Nessas variações de patrão e empregado é que se esconde seu poder misterioso a que cada um pode atribuir, usufruir ou a ele se submeter. Pelo dinheiro podemos nos escravizar a nós mesmos ou a outros. Por isso, bem advertia o filósofo francês Montesquieu: “O dinheiro é valioso desde que saibamos desprezá-lo”.

Nessa altura, veio à memória a filosofia de bolso que o amigo Valter costuma repetir. Segundo ele, se é verdade que “o dinheiro é do diabo, viver sem ele é um inferno”.

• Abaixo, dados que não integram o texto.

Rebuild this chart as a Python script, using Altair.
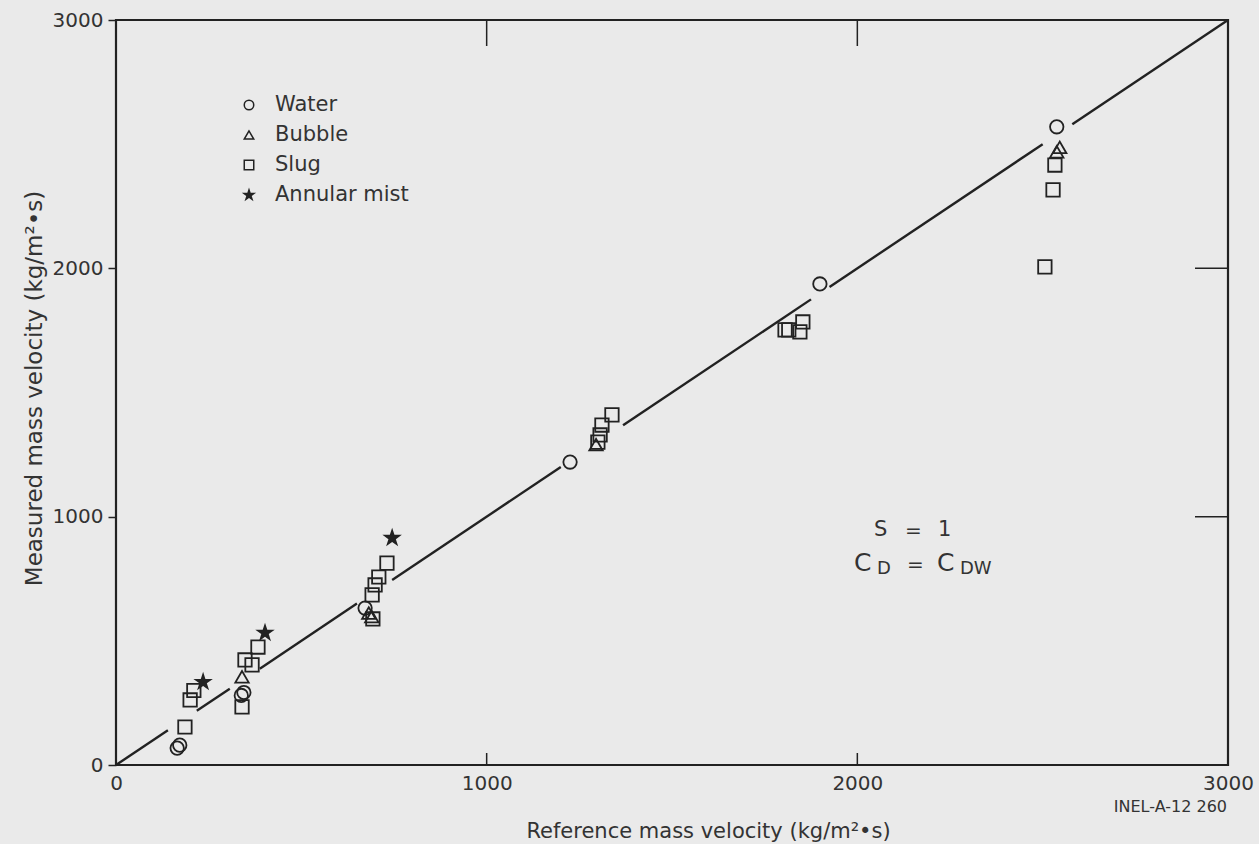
import altair as alt
import pandas as pd

# ---- data ----
water_x = [165, 172, 338, 345, 672, 1225, 1899, 2538]
water_y = [68, 80, 280, 292, 632, 1220, 1937, 2570]

bubble_x = [340, 682, 690, 1295, 2538, 2546]
bubble_y = [355, 612, 598, 1290, 2469, 2487]

slug_x = [186, 200, 210, 340, 348, 367, 383, 691, 699, 709, 731, 693,
          1300, 1306, 1311, 1338, 1805, 1815, 1845, 1853, 2533, 2528, 2506]
slug_y = [153, 262, 300, 234, 423, 403, 475, 685, 725, 757, 813, 588,
          1300, 1329, 1369, 1410, 1752, 1752, 1744, 1784, 2416, 2316, 2006]

mist_x = [235, 402, 745]
mist_y = [334, 532, 914]

regimes = ["Water", "Bubble", "Slug", "Annular mist"]

# the 1:1 line, drawn in pieces with gaps around the data points
seg_start = [0, 218, 388, 745, 1368, 1925, 2580]
seg_end = [140, 307, 650, 1200, 1875, 2500, 3000]

tick_values = [1000, 2000]
axis_values = [0, 1000, 2000, 3000]

note_text = ["S", "=", "1", "C", "D", "=", "C", "DW"]

# five-pointed star outline in the unit box (-1..1)
STAR = ("M0,-1L0.2245,-0.309L0.951,-0.309L0.363,0.118L0.588,0.809L0,0.382"
        "L-0.588,0.809L-0.363,0.118L-0.951,-0.309L-0.2245,-0.309Z")
shapes = ["circle", "triangle-up", "square", STAR]
filled = [False, False, False, True]

series = [(water_x, water_y), (bubble_x, bubble_y), (slug_x, slug_y), (mist_x, mist_y)]
segs = pd.DataFrame({"ref": seg_start, "meas": seg_start, "e": seg_end})
ticks = pd.DataFrame({"ref": tick_values, "meas": tick_values})

W, H = 1112, 745
INK = "#222222"
TXT = "#333333"
FONT = "DejaVu Sans"

xscale = alt.Scale(domain=[0, 3000], nice=False, zero=False)
yscale = alt.Scale(domain=[0, 3000], nice=False, zero=False)

x_axis = alt.Axis(orient="bottom", values=axis_values, format="d",
                  title="Reference mass velocity (kg/m²•s)",
                  grid=False, ticks=False, domain=False, labelPadding=8, labelFlush=False,
                  labelFont=FONT, labelFontSize=20, labelColor=TXT,
                  titleFont=FONT, titleFontSize=21, titleFontWeight="normal",
                  titleColor=TXT, titleX=592, titleY=66,
                  titleBaseline="middle", titleAlign="center")
y_axis = alt.Axis(orient="left", values=axis_values, format="d",
                  title="Measured mass velocity (kg/m²•s)",
                  grid=False, ticks=True, tickSize=8, tickColor=INK, tickWidth=1.5,
                  domain=False, labelPadding=5, labelFlush=False,
                  labelFont=FONT, labelFontSize=20, labelColor=TXT,
                  titleFont=FONT, titleFontSize=23, titleFontWeight="normal",
                  titleColor=TXT, titleX=-82, titleY=368, titleAngle=270,
                  titleBaseline="middle", titleAlign="center")

X = alt.X("ref:Q", scale=xscale, axis=x_axis)
Y = alt.Y("meas:Q", scale=yscale, axis=y_axis)

line = alt.Chart(segs).mark_rule(color=INK, strokeWidth=2.4).encode(
    x=X, y=Y, x2="e:Q", y2="e:Q")

top_ticks = alt.Chart(ticks).mark_rule(color=INK, strokeWidth=1.5).encode(
    x=X, y=alt.value(0), y2=alt.value(26))
bottom_ticks = alt.Chart(ticks).mark_rule(color=INK, strokeWidth=1.5).encode(
    x=X, y=alt.value(H), y2=alt.value(H - 12))
right_ticks = alt.Chart(ticks).mark_rule(color=INK, strokeWidth=1.5).encode(
    y=Y, x=alt.value(W - 33), x2=alt.value(W))

data_layers = []
for (xs, ys), name, shp, fl in zip(series, regimes, shapes, filled):
    df = pd.DataFrame({"ref": xs, "meas": ys, "regime": name})
    data_layers.append(
        alt.Chart(df).mark_point(filled=fl, shape=shp, size=(420 if fl else 180), color=INK,
                                 strokeWidth=1.8, opacity=1).encode(x=X, y=Y)
    )

# annotation pieces (pixel placement inside the plot area)
notes_df = pd.DataFrame({
    "t": note_text,
    "px": [758, 789, 822, 738, 761, 791, 821, 844],
    "py": [510, 511, 510, 543, 549, 545, 543, 549],
    "fs": [21, 20, 21, 25, 18, 20, 25, 18],
})
notes = alt.Chart(notes_df).mark_text(font=FONT, color=TXT, align="left", baseline="middle").encode(
    text="t:N",
    x=alt.X("px:Q", scale=None, axis=None),
    y=alt.Y("py:Q", scale=None, axis=None),
    size=alt.Size("fs:Q", scale=None, legend=None),
)
inel = alt.Chart(pd.DataFrame({"t": ["INEL-A-12 260"]})).mark_text(
    font=FONT, fontSize=16, color=TXT, align="right", baseline="middle").encode(
    text="t:N", x=alt.value(1111), y=alt.value(787))

# hand-built key
key_df = pd.DataFrame({"regime": regimes, "py": [85 + 30 * i for i in range(len(regimes))]})
key_txt = alt.Chart(key_df).mark_text(font=FONT, fontSize=21, color=TXT, align="left", baseline="middle").encode(
    x=alt.value(159),
    y=alt.Y("py:Q", scale=None, axis=None),
    text="regime:N",
)
key_syms = []
for i, (shp, fl) in enumerate(zip(shapes, filled)):
    key_syms.append(
        alt.Chart(key_df.iloc[i:i + 1]).mark_point(
            filled=fl, shape=shp, size=(230 if fl else 90), color=INK, strokeWidth=1.5, opacity=1).encode(
            x=alt.value(133),
            y=alt.Y("py:Q", scale=None, axis=None),
        )
    )

chart = alt.layer(line, top_ticks, bottom_ticks, right_ticks, *data_layers,
                  notes, inel, key_txt, *key_syms).properties(
    width=W, height=H,
    autosize=alt.AutoSizeParams(type="none"),
    padding={"left": 116, "top": 20, "right": 31, "bottom": 79},
    background="#eaeaea",
).configure_view(stroke=INK, strokeWidth=2.2, fill="#eaeaea")

chart.save("out.html", embed_options={"renderer": "svg", "actions": False})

Na verdade, diante do dinheiro, alguns poucos vivem uma espécie de “paraíso terrestre” por serem senhores de muitos bens; uma grande parcela da sociedade experimenta um contínuo “purgatório”, por precisar controlar muito bem seus recursos limitados a fim de satisfazer as necessidades básicas. Entretanto, a grande maioria da população enfrenta realidades infernais ante a impossibilidade de adquirir o mínimo necessário para manter-se vivo.

Para construir uma sociedade mais igualitária, sem carências nem excessos, sua senhoria, o dinheiro, não pode governar de forma absoluta, nem funcionar como um patrão perverso que subjuga, corrompe e domina. Daí a necessidade de fortalecer a política do bem comum, a democracia econômica, a justiça social e a cidadania plena para que a vida e a dignidade humana de todas as pessoas estejam acima do senhorio do dinheiro e do império do capital!